Long before he was Dr. Noah Drake in "General Hospital," Rick Springfield had explored and refined the art of infectious pop. But 10 years ago nobody was buying his prescriptions. The pulse as well as the beat went on, however, and now Springfield's catchy, hard-edged melodic pop is a dominant sound on the radio and in record sales.

At the Merriweather Post Pavilion last night, before a screaming crowd of 12,000, Springfield performed an 80-minute set that had as many ups, downs and turnarounds as an hour-long soap opera.

Like the skilled surgeon he portrays on TV, Springfield at first diagnosed the causes and after-effects of that most dreaded disease, love, in terse mini-soaps, sutured with singing guitar lines and sealed in airtight (though occasionally repetitious) frames. His songs show too much of a tendency to include the words "girls," "love" and "flash" or "night/right," as in "Love Is All Right Tonight." These songs are not overly ambitious in structure or content; like a cold, they tend to stay with you if you're not careful.
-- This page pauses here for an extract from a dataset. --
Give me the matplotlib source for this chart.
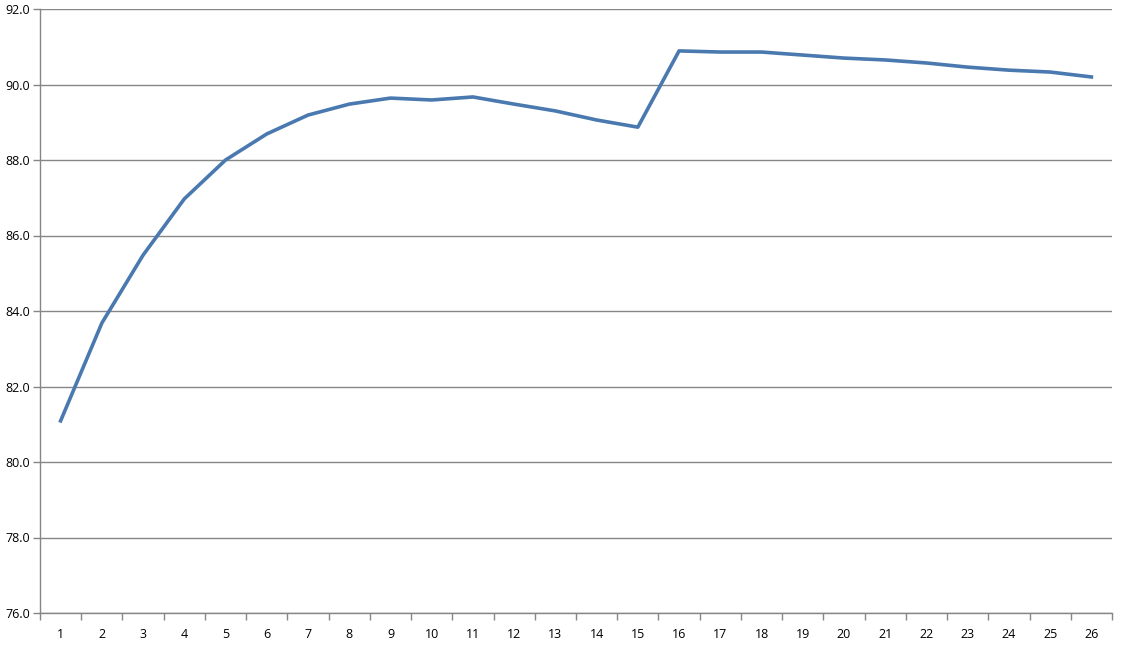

As a performer, Springfield has obviously benefited from his acting experience; he moves around the stage like a gazelle, a swirling, energetic catalogue of rock 'n' roll moves, smoothly delivered to screams that punctuated his songs like a high-pitched backbeat. One didn't need a stethoscope to note the throbbing hearts in Columbia. All in all, Rick Springfield turned out to be just what the nurses ordered.